== Requirement ==
Copy out every line exactly, passing over the pictures.

═════ Material provided ═════

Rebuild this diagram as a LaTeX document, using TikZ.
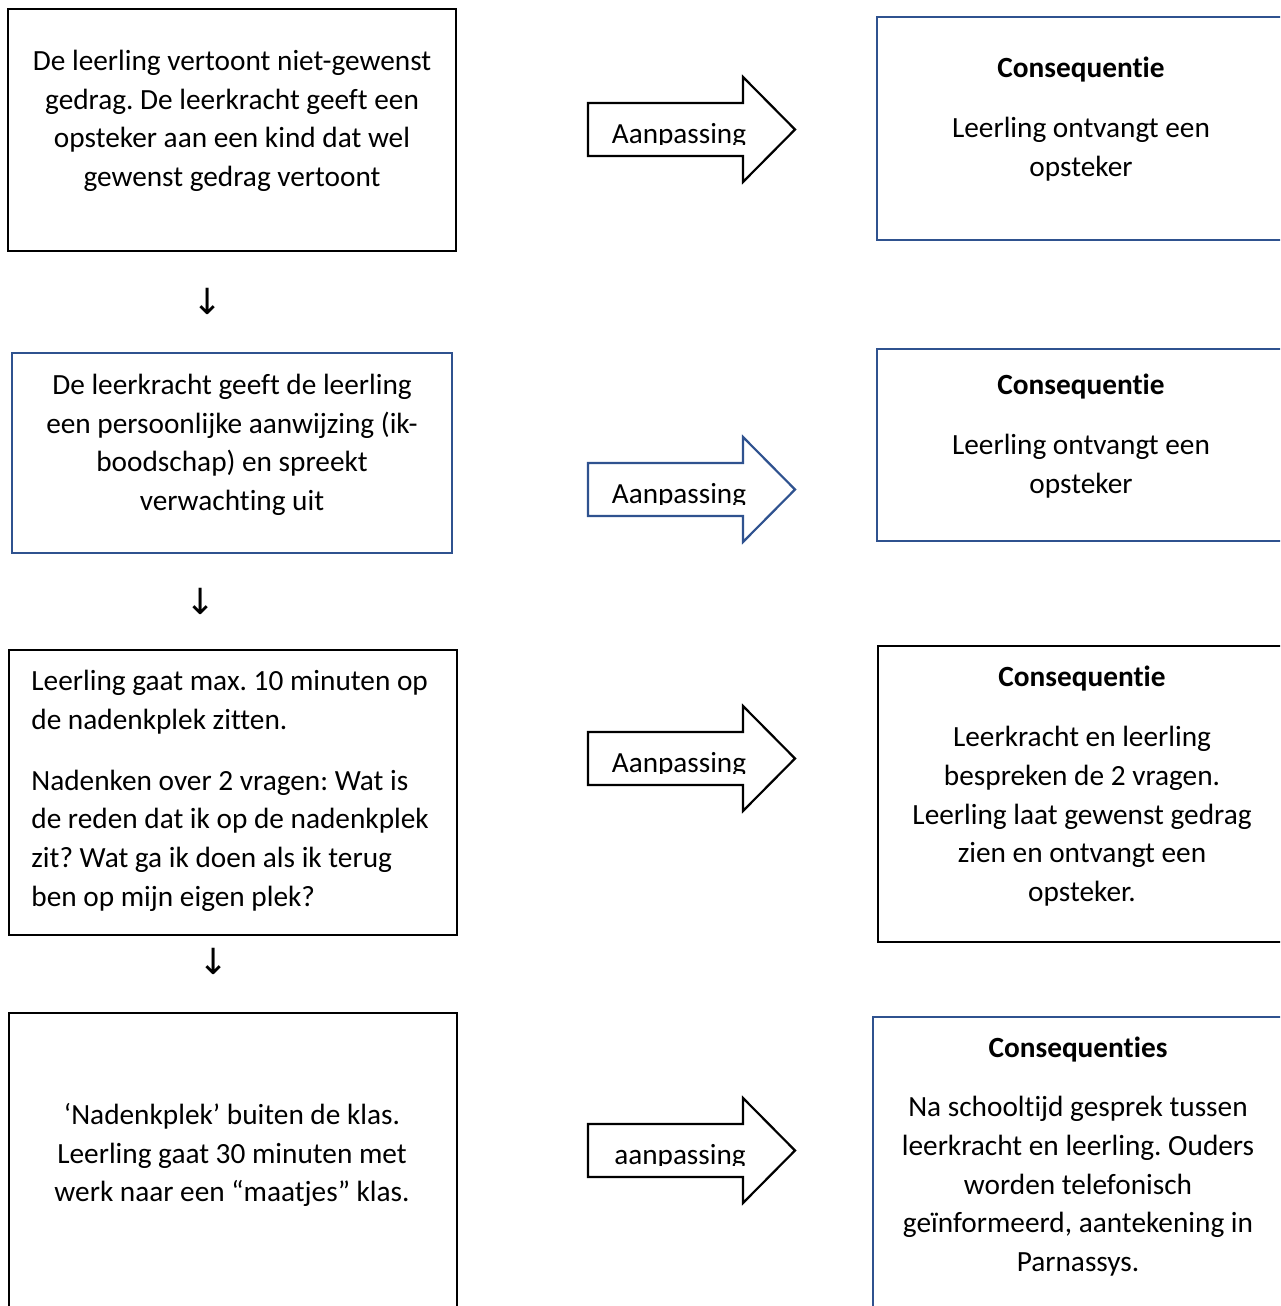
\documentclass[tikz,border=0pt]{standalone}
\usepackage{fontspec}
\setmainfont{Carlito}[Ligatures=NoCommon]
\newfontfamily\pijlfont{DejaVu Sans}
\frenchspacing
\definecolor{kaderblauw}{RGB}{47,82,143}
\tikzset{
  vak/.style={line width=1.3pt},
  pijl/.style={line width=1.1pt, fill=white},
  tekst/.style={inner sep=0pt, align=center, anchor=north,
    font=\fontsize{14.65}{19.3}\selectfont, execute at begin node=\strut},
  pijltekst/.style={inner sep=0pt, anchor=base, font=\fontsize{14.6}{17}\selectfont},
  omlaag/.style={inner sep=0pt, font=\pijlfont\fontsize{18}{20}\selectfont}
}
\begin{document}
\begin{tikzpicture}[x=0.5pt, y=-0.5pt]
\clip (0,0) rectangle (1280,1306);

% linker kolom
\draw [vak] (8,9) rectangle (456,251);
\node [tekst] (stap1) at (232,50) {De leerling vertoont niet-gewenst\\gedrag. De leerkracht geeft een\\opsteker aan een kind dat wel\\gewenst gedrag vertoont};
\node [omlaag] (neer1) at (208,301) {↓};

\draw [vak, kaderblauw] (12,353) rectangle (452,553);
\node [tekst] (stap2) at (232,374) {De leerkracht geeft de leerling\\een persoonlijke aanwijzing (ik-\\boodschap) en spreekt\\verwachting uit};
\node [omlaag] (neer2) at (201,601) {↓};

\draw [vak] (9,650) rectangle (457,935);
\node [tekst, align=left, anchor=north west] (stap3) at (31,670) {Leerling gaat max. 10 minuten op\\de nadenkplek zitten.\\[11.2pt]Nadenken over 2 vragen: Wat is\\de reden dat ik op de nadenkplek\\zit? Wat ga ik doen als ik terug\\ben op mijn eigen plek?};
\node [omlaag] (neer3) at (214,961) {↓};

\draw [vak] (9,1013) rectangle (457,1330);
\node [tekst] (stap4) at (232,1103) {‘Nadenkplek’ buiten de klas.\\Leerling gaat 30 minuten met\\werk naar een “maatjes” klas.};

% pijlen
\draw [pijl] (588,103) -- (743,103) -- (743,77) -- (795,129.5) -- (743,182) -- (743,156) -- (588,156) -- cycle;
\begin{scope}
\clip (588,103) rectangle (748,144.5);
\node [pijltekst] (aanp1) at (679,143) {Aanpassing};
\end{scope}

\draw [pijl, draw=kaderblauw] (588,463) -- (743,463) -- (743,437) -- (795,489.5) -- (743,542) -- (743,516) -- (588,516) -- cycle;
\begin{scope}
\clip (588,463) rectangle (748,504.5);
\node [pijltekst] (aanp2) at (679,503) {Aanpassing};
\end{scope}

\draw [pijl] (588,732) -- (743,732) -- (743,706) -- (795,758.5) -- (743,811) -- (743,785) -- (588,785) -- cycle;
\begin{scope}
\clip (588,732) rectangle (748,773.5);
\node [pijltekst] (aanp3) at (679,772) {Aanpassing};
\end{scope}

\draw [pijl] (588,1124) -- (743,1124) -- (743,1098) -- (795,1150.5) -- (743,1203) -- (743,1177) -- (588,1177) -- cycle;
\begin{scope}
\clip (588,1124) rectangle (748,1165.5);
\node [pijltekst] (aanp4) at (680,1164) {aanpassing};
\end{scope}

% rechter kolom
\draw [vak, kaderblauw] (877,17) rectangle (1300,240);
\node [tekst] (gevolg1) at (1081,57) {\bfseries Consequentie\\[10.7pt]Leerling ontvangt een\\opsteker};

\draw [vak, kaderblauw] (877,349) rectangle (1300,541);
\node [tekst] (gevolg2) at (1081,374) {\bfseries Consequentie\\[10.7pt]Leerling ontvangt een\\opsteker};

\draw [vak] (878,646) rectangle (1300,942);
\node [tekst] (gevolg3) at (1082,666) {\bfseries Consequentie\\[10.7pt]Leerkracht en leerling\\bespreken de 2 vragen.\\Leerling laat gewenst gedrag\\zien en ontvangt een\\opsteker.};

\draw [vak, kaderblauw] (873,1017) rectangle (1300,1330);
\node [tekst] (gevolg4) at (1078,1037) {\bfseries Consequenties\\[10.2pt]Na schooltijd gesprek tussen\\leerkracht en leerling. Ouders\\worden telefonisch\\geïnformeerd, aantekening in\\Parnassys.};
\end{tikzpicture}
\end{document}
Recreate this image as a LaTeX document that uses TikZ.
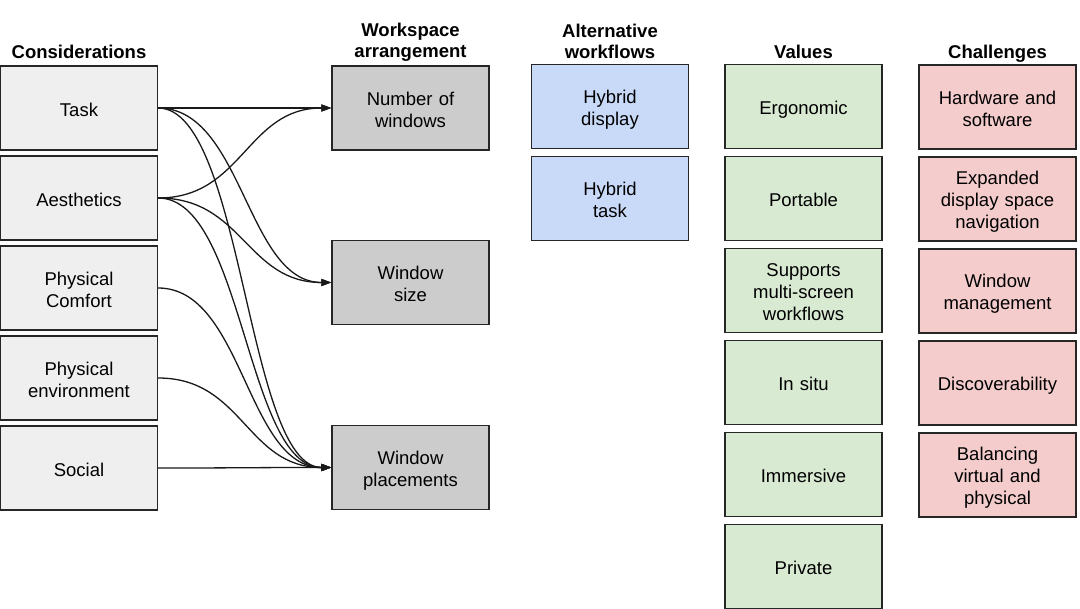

═════

== Solution to the exercise ==
Rebuild this diagram as a LaTeX document, using TikZ.
\documentclass[tikz,border=0pt]{standalone}
\usepackage{fontspec}
\setmainfont{Carlito}[Ligatures=NoCommon]
\newfontfamily\pijlfont{DejaVu Sans}
\frenchspacing
\definecolor{kaderblauw}{RGB}{47,82,143}
\tikzset{
  vak/.style={line width=1.3pt},
  pijl/.style={line width=1.1pt, fill=white},
  tekst/.style={inner sep=0pt, align=center, anchor=north,
    font=\fontsize{14.65}{19.3}\selectfont, execute at begin node=\strut},
  pijltekst/.style={inner sep=0pt, anchor=base, font=\fontsize{14.6}{17}\selectfont},
  omlaag/.style={inner sep=0pt, font=\pijlfont\fontsize{18}{20}\selectfont}
}
\begin{document}
\begin{tikzpicture}[x=0.5pt, y=-0.5pt]
\clip (0,0) rectangle (1280,1306);

% linker kolom
\draw [vak] (8,9) rectangle (456,251);
\node [tekst] (stap1) at (232,50) {De leerling vertoont niet-gewenst\\gedrag. De leerkracht geeft een\\opsteker aan een kind dat wel\\gewenst gedrag vertoont};
\node [omlaag] (neer1) at (208,301) {↓};

\draw [vak, kaderblauw] (12,353) rectangle (452,553);
\node [tekst] (stap2) at (232,374) {De leerkracht geeft de leerling\\een persoonlijke aanwijzing (ik-\\boodschap) en spreekt\\verwachting uit};
\node [omlaag] (neer2) at (201,601) {↓};

\draw [vak] (9,650) rectangle (457,935);
\node [tekst, align=left, anchor=north west] (stap3) at (31,670) {Leerling gaat max. 10 minuten op\\de nadenkplek zitten.\\[11.2pt]Nadenken over 2 vragen: Wat is\\de reden dat ik op de nadenkplek\\zit? Wat ga ik doen als ik terug\\ben op mijn eigen plek?};
\node [omlaag] (neer3) at (214,961) {↓};

\draw [vak] (9,1013) rectangle (457,1330);
\node [tekst] (stap4) at (232,1103) {‘Nadenkplek’ buiten de klas.\\Leerling gaat 30 minuten met\\werk naar een “maatjes” klas.};

% pijlen
\draw [pijl] (588,103) -- (743,103) -- (743,77) -- (795,129.5) -- (743,182) -- (743,156) -- (588,156) -- cycle;
\begin{scope}
\clip (588,103) rectangle (748,144.5);
\node [pijltekst] (aanp1) at (679,143) {Aanpassing};
\end{scope}

\draw [pijl, draw=kaderblauw] (588,463) -- (743,463) -- (743,437) -- (795,489.5) -- (743,542) -- (743,516) -- (588,516) -- cycle;
\begin{scope}
\clip (588,463) rectangle (748,504.5);
\node [pijltekst] (aanp2) at (679,503) {Aanpassing};
\end{scope}

\draw [pijl] (588,732) -- (743,732) -- (743,706) -- (795,758.5) -- (743,811) -- (743,785) -- (588,785) -- cycle;
\begin{scope}
\clip (588,732) rectangle (748,773.5);
\node [pijltekst] (aanp3) at (679,772) {Aanpassing};
\end{scope}

\draw [pijl] (588,1124) -- (743,1124) -- (743,1098) -- (795,1150.5) -- (743,1203) -- (743,1177) -- (588,1177) -- cycle;
\begin{scope}
\clip (588,1124) rectangle (748,1165.5);
\node [pijltekst] (aanp4) at (680,1164) {aanpassing};
\end{scope}

% rechter kolom
\draw [vak, kaderblauw] (877,17) rectangle (1300,240);
\node [tekst] (gevolg1) at (1081,57) {\bfseries Consequentie\\[10.7pt]Leerling ontvangt een\\opsteker};

\draw [vak, kaderblauw] (877,349) rectangle (1300,541);
\node [tekst] (gevolg2) at (1081,374) {\bfseries Consequentie\\[10.7pt]Leerling ontvangt een\\opsteker};

\draw [vak] (878,646) rectangle (1300,942);
\node [tekst] (gevolg3) at (1082,666) {\bfseries Consequentie\\[10.7pt]Leerkracht en leerling\\bespreken de 2 vragen.\\Leerling laat gewenst gedrag\\zien en ontvangt een\\opsteker.};

\draw [vak, kaderblauw] (873,1017) rectangle (1300,1330);
\node [tekst] (gevolg4) at (1078,1037) {\bfseries Consequenties\\[10.2pt]Na schooltijd gesprek tussen\\leerkracht en leerling. Ouders\\worden telefonisch\\geïnformeerd, aantekening in\\Parnassys.};
\end{tikzpicture}
\end{document}
Recreate this image as a LaTeX document that uses TikZ.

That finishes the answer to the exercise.